“Managing Reliance”: The Socio-Economic Context of the Chinese Footprint in Laos and Cambodia
Pang, Edgar | September 2017
Laos and Cambodia’s close embrace of China is anchored on the Chinese ability to disburse economic goodies to meet their developmental needs. In turn, they act as a strategic and “natural” geographical corridor for the flow of Chinese investment, goods and people from Yunnan to the Gulf of Thailand. Indeed, in 2011 the Chinese government designated Yunnan as a “bridgehead” (or qiaotoubo) for its economic penetration into Southeast Asia1. The latest overarching framework is the evolving Belt Road Initiative (BRI) which positions Laos and Cambodia as key nodes in the “Indochina Peninsular Corridor” with promises of more economic and developmental largesse. In Laos, the scale of BRI projects is exemplified by the High-Speed Railway (HSR) project that costs US$6.8 billion, which is about half the size of the country’s 2015 GDP of US$12.3 billion.

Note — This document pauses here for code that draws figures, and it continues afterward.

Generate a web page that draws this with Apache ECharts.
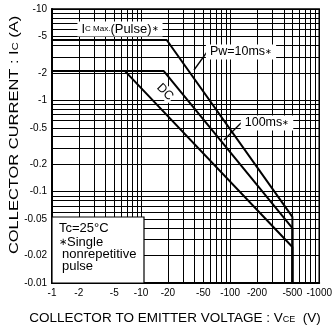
<!DOCTYPE html>
<html><head><meta charset="utf-8">
<script src="https://cdn.jsdelivr.net/npm/echarts@6/dist/echarts.min.js"></script>
<style>html,body{margin:0;padding:0;background:#fff}#c{width:335px;height:328px}</style>
</head><body><div id="c"></div>
<script>
// Data (positive magnitudes; shown with minus sign as in the reference)
const pulse10msV = [1, 19.4, 500, 500];
const pulse10msI = [4.58, 4.58, 0.053, 0.01];
const pulse100msV = [1, 18, 500, 500];
const pulse100msI = [2.09, 2.09, 0.040, 0.01];
const dcV = [1, 6.6, 500, 500];
const dcI = [2.09, 2.09, 0.0248, 0.01];

const xTickLabels = [1, 2, 5, 10, 20, 50, 100, 200, 500, 1000];
const yTickLabels = [10, 5, 2, 1, 0.5, 0.2, 0.1, 0.05, 0.02, 0.01];
const xGridLines = [1,2,3,4,5,6,7,8,9,10,20,30,40,50,60,70,80,90,100,200,300,400,500,600,700,800,900,1000];
const yGridLines = [0.01,0.02,0.03,0.04,0.05,0.06,0.07,0.08,0.09,0.1,0.2,0.3,0.4,0.5,0.6,0.7,0.8,0.9,1,2,3,4,5,6,7,8,9,10];

const zip = (a, b) => a.map((v, i) => [v, b[i]]);
const near = (list, v) => list.some(t => Math.abs(t - v) / t < 1e-6);
const tickFont = 'Liberation Sans Narrow, Liberation Sans, Arial, sans-serif';
const font = 'Liberation Sans, Arial, sans-serif';

const chart = echarts.init(document.getElementById('c'));
const lineSeries = (name, v, i) => ({
  name, type: 'line', data: zip(v, i), symbol: 'none', clip: false,
  lineStyle: { color: '#000', width: 2 }, z: 5
});
chart.setOption({
  animation: false,
  grid: { left: 52, top: 9, width: 275, height: 274, show: true, borderColor: '#000', borderWidth: 1.5, backgroundColor: 'transparent' },
  xAxis: {
    type: 'log', min: 1, max: 1000, logBase: 10,
    axisLine: { show: true, lineStyle: { color: '#000', width: 2 } },
    axisTick: { show: false, customValues: xGridLines },
    splitLine: { show: true, lineStyle: { color: '#000', width: 1 } },
    axisLabel: { customValues: xGridLines, formatter: v => near(xTickLabels, v) ? '-' + v : '', color: '#000', fontSize: 10, fontFamily: tickFont, margin: 5, hideOverlap: false }
  },
  yAxis: {
    type: 'log', min: 0.01, max: 10, logBase: 10,
    axisLine: { show: true, lineStyle: { color: '#000', width: 2 } },
    axisTick: { show: false, customValues: yGridLines },
    splitLine: { show: true, lineStyle: { color: '#000', width: 1 } },
    axisLabel: { customValues: yGridLines, formatter: v => near(yTickLabels, v) ? '-' + v : '', color: '#000', fontSize: 10, fontFamily: tickFont, margin: 5, hideOverlap: false }
  },
  series: [
    lineSeries('Pw=10ms', pulse10msV, pulse10msI),
    lineSeries('100ms', pulse100msV, pulse100msI),
    lineSeries('DC', dcV, dcI)
  ],
  graphic: [
    // legend / condition box
    { type: 'rect', z: 100, shape: { x: 52, y: 217, width: 92, height: 66 }, style: { fill: '#fff', stroke: '#000', lineWidth: 1.2 } },
    { type: 'text', z: 101, x: 59, y: 228, style: { text: 'Tc=25°C', font: '13px ' + font, fill: '#000', verticalAlign: 'middle' } },
    { type: 'text', z: 101, x: 59, y: 242, style: { text: '{s|∗}{n|Single}', fill: '#000', verticalAlign: 'middle', rich: { s: { fontSize: 10, fontFamily: font, fill: '#000' }, n: { fontSize: 13, fontFamily: font, fill: '#000' } } } },
    { type: 'text', z: 101, x: 62, y: 254, style: { text: 'nonrepetitive', font: '13px ' + font, fill: '#000', verticalAlign: 'middle' } },
    { type: 'text', z: 101, x: 62, y: 266, style: { text: 'pulse', font: '13px ' + font, fill: '#000', verticalAlign: 'middle' } },
    // Ic max label
    { type: 'text', z: 101, x: 120, y: 29, style: { text: '{a|I}{b|C Max.}{a|(Pulse)}{b|∗}', align: 'center', verticalAlign: 'middle', backgroundColor: '#fff', padding: [1, 4], rich: { a: { fontSize: 13, fontFamily: font, fill: '#000' }, b: { fontSize: 8, fontFamily: font, fill: '#000' } } } },
    // Pw=10ms label + leader
    { type: 'line', z: 100, shape: { x1: 207, y1: 52, x2: 194, y2: 70 }, style: { stroke: '#000', lineWidth: 1.3 } },
    { type: 'text', z: 101, x: 241, y: 52, style: { text: '{a|Pw=10ms}{b|∗}', align: 'center', verticalAlign: 'middle', backgroundColor: '#fff', padding: [1, 4], rich: { a: { fontSize: 12.5, fontFamily: font, fill: '#000' }, b: { fontSize: 8, fontFamily: font, fill: '#000' } } } },
    // 100ms label + leader
    { type: 'line', z: 100, shape: { x1: 242, y1: 122, x2: 224, y2: 140 }, style: { stroke: '#000', lineWidth: 1.3 } },
    { type: 'text', z: 101, x: 267, y: 123, style: { text: '{a|100ms}{b|∗}', align: 'center', verticalAlign: 'middle', backgroundColor: '#fff', padding: [1, 4], rich: { a: { fontSize: 12.5, fontFamily: font, fill: '#000' }, b: { fontSize: 8, fontFamily: font, fill: '#000' } } } },
    // DC label
    { type: 'text', z: 101, x: 165, y: 92, rotation: -Math.PI / 4, style: { text: 'DC', font: '12.5px ' + font, fill: '#000', align: 'center', verticalAlign: 'middle', backgroundColor: '#fff', padding: [0, 1] } },
    // axis titles
    { type: 'text', z: 101, x: 14, y: 135, rotation: Math.PI / 2, scaleX: 1.22, style: { text: '{a|COLLECTOR CURRENT : I}{b|C}{a| (A)}', align: 'center', verticalAlign: 'middle', rich: { a: { fontSize: 13.5, fontFamily: font, fill: '#000' }, b: { fontSize: 9, fontFamily: font, fill: '#000', padding: [4, 0, 0, 0] } } } },
    { type: 'text', z: 101, x: 175, y: 318, style: { text: '{a|COLLECTOR TO EMITTER VOLTAGE : V}{b|CE}{a|  (V)}', align: 'center', verticalAlign: 'middle', rich: { a: { fontSize: 13.5, fontFamily: font, fill: '#000' }, b: { fontSize: 9, fontFamily: font, fill: '#000', padding: [4, 0, 0, 0] } } } }
  ]
});
</script></body></html>
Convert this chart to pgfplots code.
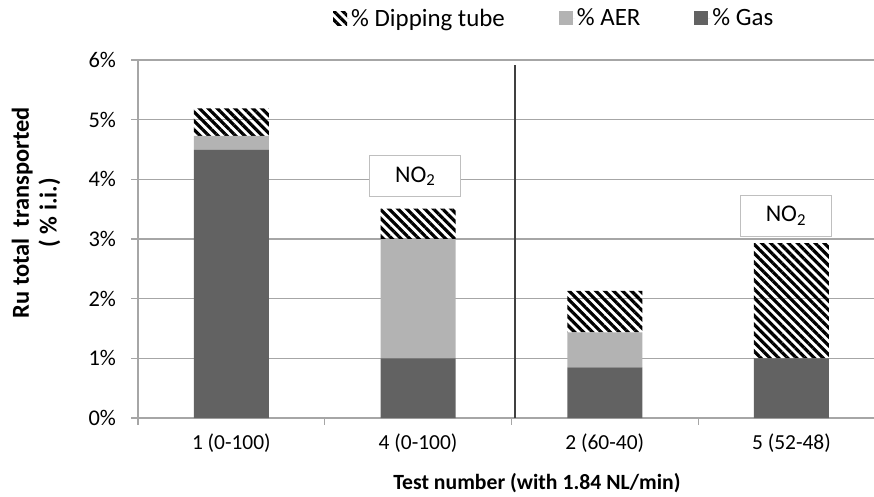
\documentclass[border=0pt]{standalone}
\usepackage{pgfplots}
\pgfplotsset{compat=1.18}
\usepackage{fontspec}
\setmainfont{Carlito}
\usetikzlibrary{patterns.meta}
\definecolor{gascol}{HTML}{626262}
\definecolor{aercol}{HTML}{B3B3B3}
\definecolor{gridcol}{HTML}{A6A6A6}
\definecolor{boxcol}{HTML}{BFBFBF}
\begin{document}
\begin{tikzpicture}
\begin{axis}[
  scale only axis, width=736bp, height=358bp,
  xmin=-0.5, xmax=3.442, ymin=0, ymax=6,
  ybar stacked, bar width=75bp,
  axis x line*=bottom, axis y line*=left,
  axis line style={gridcol, line width=1.2bp},
  ymajorgrids, grid style={gridcol, line width=1.1bp},
  ytick={0,1,2,3,4,5,6}, yticklabels={0\%,1\%,2\%,3\%,4\%,5\%,6\%},
  xtick={-0.5,0.5,1.5,2.5}, xticklabels={},
  extra x ticks={0,1,2,3},
  extra x tick labels={1 (0-100),4 (0-100),2 (60-40),5 (52-48)},
  extra x tick style={major tick length=0pt, grid=none},
  tick align=outside, major tick length=6.5bp,
  tick style={gridcol, line width=1.2bp},
  xticklabel style={font=\fontsize{21.5}{25}\selectfont, anchor=base, yshift=-31.5bp},
  yticklabel style={font=\fontsize{22.5}{26}\selectfont, anchor=east, xshift=-12bp},
  xlabel={Test number (with 1.84 NL/min)},
  xlabel style={font=\bfseries\fontsize{21.8}{25}\selectfont, at={(axis description cs:0.542,-0.182)}, anchor=center},
  ylabel={Ru total\ \ transported\\( \% i.i.)},
  ylabel style={font=\bfseries\fontsize{24.5}{28}\selectfont, align=center, at={(axis description cs:-0.1386,0.573)}, anchor=center},
  legend columns=3, reverse legend,
  legend style={at={(axis description cs:0.265,1.117)}, anchor=west, draw=none, fill=none,
    font=\fontsize{25}{29}\selectfont, inner xsep=0pt,
    /tikz/every even column/.append style={column sep=52bp}},
  legend image code/.code={\fill[#1] (0bp,-7bp) rectangle (14bp,7bp);\path (0bp,0bp) -- (16bp,0bp);},
]
\addplot[fill=gascol, draw=none] coordinates {(0,4.5) (1,1.0) (2,0.85) (3,1.0)};
\addlegendentry{\% Gas}
\addplot[fill=aercol, draw=none] coordinates {(0,0.23) (1,2.0) (2,0.585) (3,0)};
\addlegendentry{\% AER\hspace{10bp}}
\addplot[pattern={Lines[angle=-45,distance=6.3bp,line width=3.2bp]}, pattern color=black, draw=none] coordinates {(0,0.46) (1,0.51) (2,0.695) (3,1.93)};
\addlegendentry{\% Dipping tube}
\draw[color=black!75, line width=1.6bp] (axis cs:1.52,0) -- (axis cs:1.52,5.92);
\node[draw=boxcol, line width=1.2bp, fill=white, minimum width=91bp, minimum height=41bp, inner sep=0pt, font=\fontsize{24}{28}\selectfont] at (axis cs:0.985,4.05) {NO\textsubscript{2}};
\node[draw=boxcol, line width=1.2bp, fill=white, minimum width=91bp, minimum height=41bp, inner sep=0pt, font=\fontsize{24}{28}\selectfont] at (axis cs:2.97,3.39) {NO\textsubscript{2}};
\end{axis}
\pgfresetboundingbox
\path[use as bounding box] (-138bp,-79bp) rectangle (736bp,418bp);
\end{tikzpicture}
\end{document}
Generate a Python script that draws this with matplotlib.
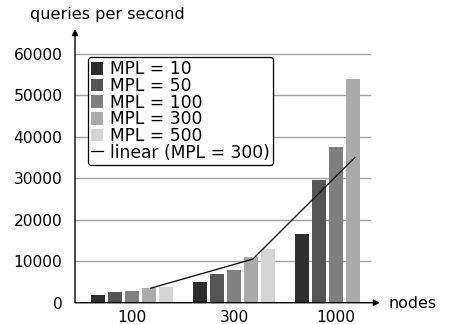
import numpy as np
import matplotlib
matplotlib.use('Agg')
import matplotlib.pyplot as plt

nodes = ['100', '300', '1000']
mpl_labels = ['MPL = 10', 'MPL = 50', 'MPL = 100', 'MPL = 300', 'MPL = 500']
mpl_10 = [1900, 5050, 16600]
mpl_50 = [2650, 7000, 29650]
mpl_100 = [2900, 7950, 37500]
mpl_300 = [3600, 11000, 53900]
mpl_500 = [3850, 12950, None]
linear_300 = [3500, 10500, 35000]
colors = ['#2e2e2e', '#555555', '#808080', '#aaaaaa', '#d5d5d5']

plt.rcParams['font.family'] = 'DejaVu Sans'

fig = plt.figure(figsize=(4.5, 3.24), dpi=100)
ax = fig.add_axes([75 / 450, 21.3 / 324, 305 / 450, 273.7 / 324])

x = np.arange(len(nodes))
step = 0.1667
width = 0.14
series = [mpl_10, mpl_50, mpl_100, mpl_300, mpl_500]
handles = []
for i, vals in enumerate(series):
    xs = [x[j] + (i - 2) * step for j in range(len(vals)) if vals[j] is not None]
    ys = [v for v in vals if v is not None]
    handles.append(ax.bar(xs, ys, width, color=colors[i], label=mpl_labels[i], zorder=2))

line, = ax.plot(x + step * 1.1, linear_300, color='black', lw=0.9, zorder=3,
                label='linear (MPL = 300)')
handles.append(line)

ax.set_xlim(-0.559, 2.431)
ax.set_ylim(0, 66000)
for v in range(10000, 60001, 10000):
    ax.axhline(v, xmax=0.967, color='#a0a0a0', lw=1.0, zorder=1)

ax.set_yticks(range(0, 60001, 10000))
ax.set_xticks(x)
ax.set_xticklabels(nodes)
ax.tick_params(length=0, labelsize=11.2)
ax.tick_params(axis='y', pad=9)
ax.tick_params(axis='x', pad=5)
for s in ax.spines.values():
    s.set_visible(False)

ax.annotate('', xy=(0, 1), xycoords='axes fraction', xytext=(0, 0),
            arrowprops=dict(arrowstyle='-|>', color='black', lw=1.0, mutation_scale=9, shrinkA=0, shrinkB=0))
ax.annotate('', xy=(1, 0), xycoords='axes fraction', xytext=(0, 0),
            arrowprops=dict(arrowstyle='-|>', color='black', lw=1.0, mutation_scale=9, shrinkA=0, shrinkB=0))

fig.text(30 / 450, 1 - 15 / 324, 'queries per second', fontsize=11.6, va='center', ha='left')
fig.text(388 / 450, 1 - 304 / 324, 'nodes', fontsize=11.4, va='center', ha='left')

leg = ax.legend(handles=handles, loc='upper left', bbox_to_anchor=(0.0426, 0.898), borderaxespad=0,
                fontsize=12.3, labelspacing=-0.08, handlelength=0.7, handleheight=0.75,
                handletextpad=0.4, borderpad=0.2, fancybox=True, framealpha=1)
leg.get_frame().set_edgecolor('black')
leg.get_frame().set_linewidth(0.9)

fig.savefig('out.png', dpi=100)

The 417 km line from the Chinese border to Vientiane will pass 154 bridges and 76 tunnels and eventually be part of the railway spine that will run from Kunming to Singapore. Cambodia has yet to feature a flagship BRI project similar to the HSR, but the Cambodian Government has inked an Outline of Bilateral Cooperation Plan to Jointly Build the Silk Road Economic Belt and the 21st Century Maritime Silk Road in May 2017, focussing on seven key areas of cooperation2. In the meantime, the Chinese have expressed interest in development projects worth billions for a new airport (in Siem Reap), sea-ports (Koh Kong province), expressways and hydropower stations under the BRI.